Esta iniciativa que toma cuerpo en Mendoza forma parte de uno de los grandes debates de la época: hasta qué punto el reclamo de seguridad, amplificado por los medios y convertido en uno de los más relucientes caballitos de batalla de la derecha no se contrapone, invade, arrasa y disuelve el derecho a la intimidad. Los adúlteros mendocinos, por caso, deben estar alarmados: ir en el auto acompañado por la persona que no les corresponde ya puede ser un acto reconvertido en ficha, foto, legajo, acaso material de chantaje. El Gran Hermano abandona su instancia de reality show insulso y ligeramente morboso para estar a manos del Estado, de las fuerzas de seguridad, de alguien a quien uno no conoce pero que sí lo conoce a uno: lo ha visto pasear el perro, saludar al vecino, detenerse a charlar con alguien, meterse las manos en los bolsillos, toser, estornudar, hacer tiempo, fumarse un cigarrillo, rascarse la nariz, tomarse un café, sentarse en un banco de la plaza, bostezar. El Gran Hermano es esencialmente eso. Un ojo intrusivo que descubre que cuando se mira tan de cerca la vida cotidiana de la gente, lo que pasa es que no pasa nada. Pero ese ojo mirando no deja de ser amenazante. Acecha. Es un Gran Super Yo desplegado sobre la calle. Mejor no meterse el dedo en la nariz. Dirán: el sistema mejora las costumbres. Dirán: el sistema es preventivo. Que no pase nada significa que el sistema funciona. ¿Cómo saber si el sistema funciona porque no pasa nada o si el hecho de que no pase nada hace al sistema funcionar como un plus de control y vigilancia que en muchos casos alterará la vida pública de esa ciudad?

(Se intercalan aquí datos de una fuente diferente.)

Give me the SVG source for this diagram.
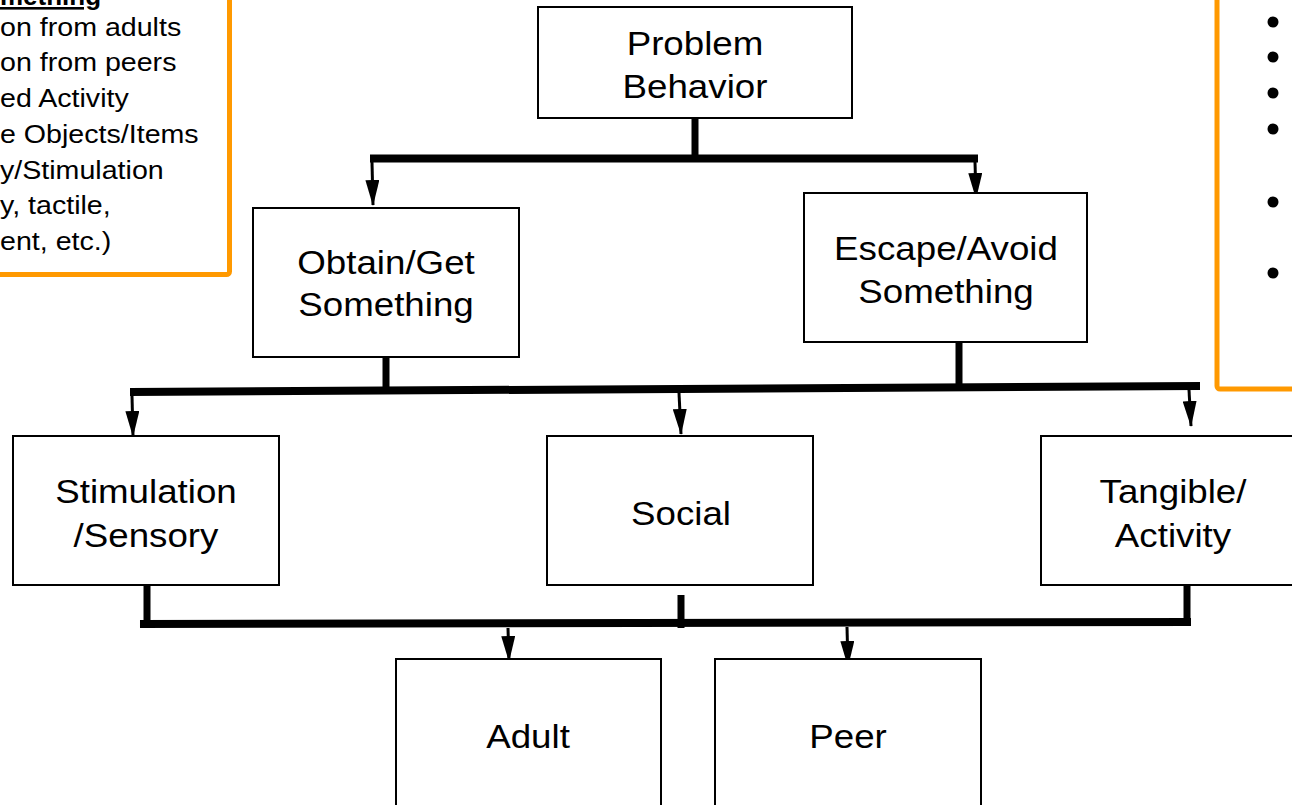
<svg xmlns="http://www.w3.org/2000/svg" width="1292" height="805" viewBox="0 0 1292 805">
<style>
.box{fill:#fff;stroke:#000;stroke-width:2}
.n{font-family:"Liberation Sans",Arial,sans-serif;font-size:34px;fill:#000;text-anchor:middle}
.p{font-family:"Liberation Sans",Arial,sans-serif;font-size:26px;fill:#000}
.panel{fill:#fff;stroke:#FF9900;stroke-width:5}
.stem{stroke:#000;stroke-width:7;fill:none}
.bar{stroke:#000;stroke-width:8;fill:none}
.arr{stroke:#000;stroke-width:3;fill:none;marker-end:url(#ah)}
</style>
<defs>
<marker id="ah" markerUnits="userSpaceOnUse" markerWidth="26" markerHeight="14" refX="25" refY="7" orient="auto" viewBox="0 0 26 14">
<path d="M0,0 L26,7 L0,14 z" fill="#000"/>
</marker>
</defs>
<rect width="1292" height="805" fill="#fff"/>
<g id="panel-left">
<rect class="panel" x="-20" y="-20" width="249.5" height="294.5" rx="3"/>
<text class="p" font-weight="bold" text-decoration="underline" transform="translate(0,5) scale(1.0,1)" x="0" y="0">mething</text>
<g transform="scale(1.1,1)">
<text class="p" x="0" y="36">on from adults</text>
<text class="p" x="0" y="71.5">on from peers</text>
<text class="p" x="0" y="107">ed Activity</text>
<text class="p" x="0" y="143">e Objects/Items</text>
<text class="p" x="0" y="179">y/Stimulation</text>
<text class="p" x="0" y="214">y, tactile,</text>
<text class="p" x="0" y="250">ent, etc.)</text>
</g>
</g>
<g id="panel-right">
<rect class="panel" x="1217" y="-20" width="100" height="409" rx="3"/>
<circle cx="1273" cy="22" r="5.5"/>
<circle cx="1273" cy="57" r="5.5"/>
<circle cx="1273" cy="93" r="5.5"/>
<circle cx="1273" cy="129" r="5.5"/>
<circle cx="1273" cy="202" r="5.5"/>
<circle cx="1273" cy="273" r="5.5"/>
</g>
<g id="connectors">
<line class="stem" x1="695" y1="118" x2="695" y2="155"/>
<line class="bar" x1="370" y1="158.5" x2="978" y2="158.5" stroke-width="7"/>
<line class="arr" x1="372" y1="162" x2="373" y2="205"/>
<line class="arr" x1="975" y1="162" x2="976" y2="198"/>
<line class="stem" stroke-width="6" x1="386" y1="357" x2="386" y2="390"/>
<line class="stem" stroke-width="6" x1="959" y1="342" x2="959" y2="386"/>
<line class="bar" x1="130" y1="392" x2="1200" y2="386"/>
<line class="arr" x1="132" y1="396" x2="133" y2="436"/>
<line class="arr" x1="679" y1="393" x2="681" y2="434"/>
<line class="arr" x1="1189" y1="390" x2="1191" y2="426"/>
<line class="stem" stroke-width="6" x1="147" y1="585" x2="147" y2="622"/>
<line class="stem" stroke-width="5" x1="681" y1="595" x2="681" y2="628"/>
<line class="stem" stroke-width="6" x1="1187" y1="585" x2="1187" y2="620"/>
<line class="bar" x1="140" y1="624" x2="1191" y2="622"/>
<line class="arr" x1="508" y1="628" x2="509" y2="661"/>
<line class="arr" x1="847" y1="627" x2="848" y2="666"/>
</g>
<g id="node-problem">
<rect class="box" x="538" y="7" width="314" height="111"/>
<text class="n" transform="translate(695,0) scale(1.08,1)"><tspan x="0" y="55">Problem</tspan><tspan x="0" y="98">Behavior</tspan></text>
</g>
<g id="node-obtain">
<rect class="box" x="253" y="208" width="266" height="149"/>
<text class="n" transform="translate(386,0) scale(1.08,1)"><tspan x="0" y="274">Obtain/Get</tspan><tspan x="0" y="316">Something</tspan></text>
</g>
<g id="node-escape">
<rect class="box" x="804" y="193" width="283" height="149"/>
<text class="n" transform="translate(946,0) scale(1.08,1)"><tspan x="0" y="260">Escape/Avoid</tspan><tspan x="0" y="303">Something</tspan></text>
</g>
<g id="node-stimulation">
<rect class="box" x="13" y="436" width="266" height="149"/>
<text class="n" transform="translate(146,0) scale(1.08,1)"><tspan x="0" y="503">Stimulation</tspan><tspan x="0" y="547">/Sensory</tspan></text>
</g>
<g id="node-social">
<rect class="box" x="547" y="436" width="266" height="149"/>
<text class="n" transform="translate(681,0) scale(1.08,1)"><tspan x="0" y="525">Social</tspan></text>
</g>
<g id="node-tangible">
<rect class="box" x="1041" y="436" width="268" height="149"/>
<text class="n" transform="translate(1173,0) scale(1.08,1)"><tspan x="0" y="503">Tangible/</tspan><tspan x="0" y="547">Activity</tspan></text>
</g>
<g id="node-adult">
<rect class="box" x="396" y="659" width="265" height="170"/>
<text class="n" transform="translate(528,0) scale(1.08,1)"><tspan x="0" y="748">Adult</tspan></text>
</g>
<g id="node-peer">
<rect class="box" x="715" y="659" width="266" height="170"/>
<text class="n" transform="translate(848,0) scale(1.08,1)"><tspan x="0" y="748">Peer</tspan></text>
</g>
</svg>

El reclamo de seguridad cobró tal fuerza en los últimos años, que nada se le opone y nadie se pregunta qué precio se está dispuesto a pagar para tener la ilusión de seguridad. Ofrendar la visión de la vida cotidiana de una ciudad a los ojos de un grupo de inspectores no es poca cosa. Verán, para justificar su razón de ser, conductas sospechosas, movimientos raros, cazarán a algún dealer menor, sabrán quién se rateó de la escuela, qué vecino se emborrachó hasta el desmayo. Y es curioso que, en otros planos, se siga rechazando con virulencia extrema la intervención estatal, mientras que, cuando el tema es la seguridad, los mismos sectores liberales que previsiblemente deberían defender la autonomía individual apoyen sin recelo la tutela, el monitoreo, la violación del Estado. Uno tiene derecho a sacar el perro a la calle sin que nadie se entere.